The cover of SOMETHING WRONG WITH HER was changed after the original release date. Needless to say, this is a very unusual occurrence and not one that is usually advantageous to a book’s entrance into the world. In the case of this book, however, it’s part of the whole story. Since I couldn’t get the cover-change into the text of the book itself, I’m happy to have it play out here.
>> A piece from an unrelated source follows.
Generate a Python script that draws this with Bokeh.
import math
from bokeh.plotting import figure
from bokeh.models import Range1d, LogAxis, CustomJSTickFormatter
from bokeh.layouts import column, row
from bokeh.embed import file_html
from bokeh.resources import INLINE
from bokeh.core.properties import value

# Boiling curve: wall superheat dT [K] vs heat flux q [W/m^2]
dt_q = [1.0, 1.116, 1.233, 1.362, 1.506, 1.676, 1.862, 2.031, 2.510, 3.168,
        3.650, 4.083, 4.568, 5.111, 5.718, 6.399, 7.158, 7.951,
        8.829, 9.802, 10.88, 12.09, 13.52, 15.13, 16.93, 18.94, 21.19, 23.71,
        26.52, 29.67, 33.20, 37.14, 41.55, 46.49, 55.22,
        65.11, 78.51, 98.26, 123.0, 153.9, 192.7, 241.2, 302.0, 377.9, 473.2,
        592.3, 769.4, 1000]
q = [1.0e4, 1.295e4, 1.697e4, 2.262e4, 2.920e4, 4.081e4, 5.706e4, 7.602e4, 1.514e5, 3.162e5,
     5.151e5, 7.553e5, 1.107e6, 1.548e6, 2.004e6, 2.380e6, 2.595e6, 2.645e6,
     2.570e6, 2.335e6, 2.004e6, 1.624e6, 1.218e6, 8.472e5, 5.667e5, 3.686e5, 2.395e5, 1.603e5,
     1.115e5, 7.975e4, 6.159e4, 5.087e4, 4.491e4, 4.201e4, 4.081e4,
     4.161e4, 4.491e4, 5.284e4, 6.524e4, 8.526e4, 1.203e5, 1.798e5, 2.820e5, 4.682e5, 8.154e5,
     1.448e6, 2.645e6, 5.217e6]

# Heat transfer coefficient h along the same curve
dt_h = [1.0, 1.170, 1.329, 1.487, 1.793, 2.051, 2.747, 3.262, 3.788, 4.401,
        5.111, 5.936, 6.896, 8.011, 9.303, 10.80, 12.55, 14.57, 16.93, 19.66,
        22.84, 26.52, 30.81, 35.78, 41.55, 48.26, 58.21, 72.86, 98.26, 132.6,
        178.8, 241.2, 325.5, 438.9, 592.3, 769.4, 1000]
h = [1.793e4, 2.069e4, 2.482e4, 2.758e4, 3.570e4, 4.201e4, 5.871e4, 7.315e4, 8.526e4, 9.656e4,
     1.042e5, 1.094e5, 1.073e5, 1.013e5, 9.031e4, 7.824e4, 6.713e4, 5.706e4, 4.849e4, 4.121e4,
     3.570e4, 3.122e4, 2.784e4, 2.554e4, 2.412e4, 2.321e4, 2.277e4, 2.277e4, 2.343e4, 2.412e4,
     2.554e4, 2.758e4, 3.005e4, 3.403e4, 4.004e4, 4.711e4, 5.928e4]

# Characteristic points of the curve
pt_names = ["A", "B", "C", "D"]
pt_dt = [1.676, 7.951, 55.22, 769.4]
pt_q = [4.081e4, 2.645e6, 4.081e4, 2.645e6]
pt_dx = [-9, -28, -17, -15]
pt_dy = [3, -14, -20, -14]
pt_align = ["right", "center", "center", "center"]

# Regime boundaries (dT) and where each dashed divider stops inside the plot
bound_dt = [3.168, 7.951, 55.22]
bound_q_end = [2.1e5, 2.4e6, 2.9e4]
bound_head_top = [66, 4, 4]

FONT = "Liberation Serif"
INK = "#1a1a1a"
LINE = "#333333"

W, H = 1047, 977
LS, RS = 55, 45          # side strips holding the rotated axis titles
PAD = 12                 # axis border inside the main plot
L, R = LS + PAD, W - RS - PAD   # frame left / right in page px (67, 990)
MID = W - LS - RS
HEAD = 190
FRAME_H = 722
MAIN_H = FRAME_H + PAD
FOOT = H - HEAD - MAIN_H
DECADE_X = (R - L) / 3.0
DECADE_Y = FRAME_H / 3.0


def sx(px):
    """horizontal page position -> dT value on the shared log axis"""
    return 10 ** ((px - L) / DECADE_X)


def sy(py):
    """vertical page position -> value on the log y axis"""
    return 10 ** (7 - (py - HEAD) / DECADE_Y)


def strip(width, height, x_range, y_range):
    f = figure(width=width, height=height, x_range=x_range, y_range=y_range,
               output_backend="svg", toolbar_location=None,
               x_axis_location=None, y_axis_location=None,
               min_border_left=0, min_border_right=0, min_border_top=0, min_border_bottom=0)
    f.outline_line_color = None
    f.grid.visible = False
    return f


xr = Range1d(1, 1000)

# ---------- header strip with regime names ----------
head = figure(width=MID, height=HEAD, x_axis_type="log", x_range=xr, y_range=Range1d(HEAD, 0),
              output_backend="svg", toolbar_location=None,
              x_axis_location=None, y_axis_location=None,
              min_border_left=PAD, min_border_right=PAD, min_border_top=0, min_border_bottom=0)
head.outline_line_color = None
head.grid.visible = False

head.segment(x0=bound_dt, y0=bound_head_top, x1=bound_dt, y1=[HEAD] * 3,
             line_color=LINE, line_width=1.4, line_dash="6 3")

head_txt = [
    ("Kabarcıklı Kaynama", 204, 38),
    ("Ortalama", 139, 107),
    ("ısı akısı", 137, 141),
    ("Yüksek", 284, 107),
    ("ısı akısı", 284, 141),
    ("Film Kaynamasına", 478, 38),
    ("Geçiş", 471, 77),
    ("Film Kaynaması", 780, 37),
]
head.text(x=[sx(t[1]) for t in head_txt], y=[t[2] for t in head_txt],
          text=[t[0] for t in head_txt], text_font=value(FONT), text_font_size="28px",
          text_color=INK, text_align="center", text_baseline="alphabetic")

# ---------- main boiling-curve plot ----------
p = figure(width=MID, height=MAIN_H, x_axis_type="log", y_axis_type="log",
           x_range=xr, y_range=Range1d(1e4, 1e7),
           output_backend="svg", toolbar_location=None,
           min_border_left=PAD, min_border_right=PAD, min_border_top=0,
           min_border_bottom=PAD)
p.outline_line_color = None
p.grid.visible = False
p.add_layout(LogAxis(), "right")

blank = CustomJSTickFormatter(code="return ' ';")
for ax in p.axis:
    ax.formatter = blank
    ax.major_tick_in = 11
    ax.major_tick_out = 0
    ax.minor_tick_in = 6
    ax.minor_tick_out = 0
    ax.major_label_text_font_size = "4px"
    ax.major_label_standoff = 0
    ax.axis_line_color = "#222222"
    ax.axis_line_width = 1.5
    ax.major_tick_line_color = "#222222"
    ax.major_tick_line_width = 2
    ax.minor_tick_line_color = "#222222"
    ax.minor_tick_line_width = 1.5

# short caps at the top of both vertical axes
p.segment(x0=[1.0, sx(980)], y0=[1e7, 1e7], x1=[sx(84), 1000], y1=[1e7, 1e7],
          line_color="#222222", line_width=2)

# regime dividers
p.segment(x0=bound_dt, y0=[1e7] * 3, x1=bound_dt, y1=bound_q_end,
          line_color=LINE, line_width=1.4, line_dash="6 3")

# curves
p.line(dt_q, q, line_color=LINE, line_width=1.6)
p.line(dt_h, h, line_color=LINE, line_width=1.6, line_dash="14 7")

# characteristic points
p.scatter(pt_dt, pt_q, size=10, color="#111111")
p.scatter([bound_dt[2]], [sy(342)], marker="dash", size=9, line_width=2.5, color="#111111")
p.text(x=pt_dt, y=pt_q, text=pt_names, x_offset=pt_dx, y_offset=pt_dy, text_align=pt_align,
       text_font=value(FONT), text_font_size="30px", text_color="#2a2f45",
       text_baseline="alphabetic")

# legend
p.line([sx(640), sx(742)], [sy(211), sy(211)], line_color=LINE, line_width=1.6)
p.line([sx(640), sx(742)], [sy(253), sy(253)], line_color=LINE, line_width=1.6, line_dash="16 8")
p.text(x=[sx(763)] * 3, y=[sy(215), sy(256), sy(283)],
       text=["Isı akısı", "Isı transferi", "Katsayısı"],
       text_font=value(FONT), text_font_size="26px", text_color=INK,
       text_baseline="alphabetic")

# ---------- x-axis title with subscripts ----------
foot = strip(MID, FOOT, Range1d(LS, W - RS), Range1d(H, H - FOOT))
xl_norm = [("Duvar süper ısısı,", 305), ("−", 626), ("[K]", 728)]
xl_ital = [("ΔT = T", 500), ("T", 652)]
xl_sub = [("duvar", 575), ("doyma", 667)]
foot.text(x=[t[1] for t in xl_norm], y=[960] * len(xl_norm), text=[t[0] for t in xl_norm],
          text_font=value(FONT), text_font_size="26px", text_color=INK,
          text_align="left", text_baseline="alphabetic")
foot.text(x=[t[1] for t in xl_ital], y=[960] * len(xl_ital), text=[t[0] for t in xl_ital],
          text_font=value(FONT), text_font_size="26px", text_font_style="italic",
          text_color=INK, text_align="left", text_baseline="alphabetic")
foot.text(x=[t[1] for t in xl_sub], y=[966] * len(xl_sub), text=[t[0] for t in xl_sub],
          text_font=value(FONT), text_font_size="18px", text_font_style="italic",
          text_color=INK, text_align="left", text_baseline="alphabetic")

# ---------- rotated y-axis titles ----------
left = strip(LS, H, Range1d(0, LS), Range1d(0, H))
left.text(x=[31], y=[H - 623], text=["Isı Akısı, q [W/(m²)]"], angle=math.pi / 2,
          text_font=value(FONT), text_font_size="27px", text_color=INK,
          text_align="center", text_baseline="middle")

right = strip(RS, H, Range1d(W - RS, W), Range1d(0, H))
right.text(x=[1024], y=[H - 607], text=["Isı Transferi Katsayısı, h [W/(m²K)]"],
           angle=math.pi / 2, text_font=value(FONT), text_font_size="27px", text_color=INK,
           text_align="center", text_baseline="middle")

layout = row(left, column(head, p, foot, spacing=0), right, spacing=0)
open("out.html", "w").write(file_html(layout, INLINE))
The original cover existed for a full year before the release date, residing on my publisher’s forthcoming-books page. When I first saw the concept, I liked it. The book’s interior format contains images from a handwritten 30-year-old journal. Designed by my publisher, Debra Di Blasi, the original cover had a page of that journal as a screened background, and utilized notebook paper “holes” as a motif (inside the book as well). Because there is a “real-time” aspect to the memoir—including revision comments in sidebars—we used my handwriting to edit the subtitle to highlight that motif. Because the content of the memoir includes female sexual dysfunction (the medical term), my publisher thought it would benefit marketability to include the controversial word “frigidity” on the cover, but in my handwriting as an author-edit because I had discussed the inflammatory nature of the word inside the book. The military-font “stamping” of the word “wrong” in the middle of the title seemed to suit the theme of women viewing themselves as inadequate, or just plain “wrong,” in the face of culture’s capricious standards. It was a piece of a phrase that appeared many times in the hand-written journal, and obviously also points to the topic of sexual dysfunction.
But something happened on the way to the printer.
Actually, with an interior format as complex as it was (and the sample page above is one of the simpler designs) the production of the book was taking longer than usual. Meanwhile, interviews with me were starting to appear when the original pub date came around, including some radio interviews on relationship-advice shows. But there was no book. The production dysfunction was beyond my publisher’s control: a new Adobe software had been introduced, replacing the one she’d been using, and the new program wasn’t ready for prime-time. At the same time that the government’s Affordable Healthcare website was crashing, the new bookmaking Adobe software was crashing during my book’s production. The healthcare website was fixed and running a full month before my book was able to be released.
In that amount of time, I had started working with a publicist. In a conference call with my publisher, the two of them discussed the cover. My publisher had already received some initial feedback that the cover was imposing, strident, that it announced negativity. Yet the memoir itself was imbued with a poignant story about reconnecting with a boy (now a man) from my past and the relationship with him that began to grow while I was writing the book. The development of that relationship is contained in the memoir—it’s the other “real-time” aspect of the book: as I dredge up and examine the memories, I am communicating with this man in e-mail. Those e-mails tell parts of the past story (from both perspectives) as well as the story of re-connecting. My publisher and the publicist both thought that the marketing—starting with the cover—should emphasize the reconnection story over the sexual dysfunction story.
Thus, Debra created a new cover and subtitle for the my book’s “second” release, 2 months after the original pub date.
The whole motif of the “notebook” (with the 3-punch holes) was replaced with a design that indicated nostalgia: a yearbook photo on a soft yearbook-like album cover. The photo itself (yes, me) was black-and-white, so the publisher colorized it, further giving it a wistful effect (yearbook photos from before my time used to be hand-colored by the photographer).
The motif of using my handwriting was continued, but the subtitle replaced with “A Real-Time Memoir,” to highlight the love-story aspect of the memoir.
Since the process of writing the book is part of what the book’s about (including how the love story impacted the writing), then the story of the cover-change both represents and broadens the book’s whole idea.
What these changes say about how a book attracts readers is now up to readers to make known to us. I’d love to include responses in the book itself, but production does have to stop somewhere. Maybe to-be-continued.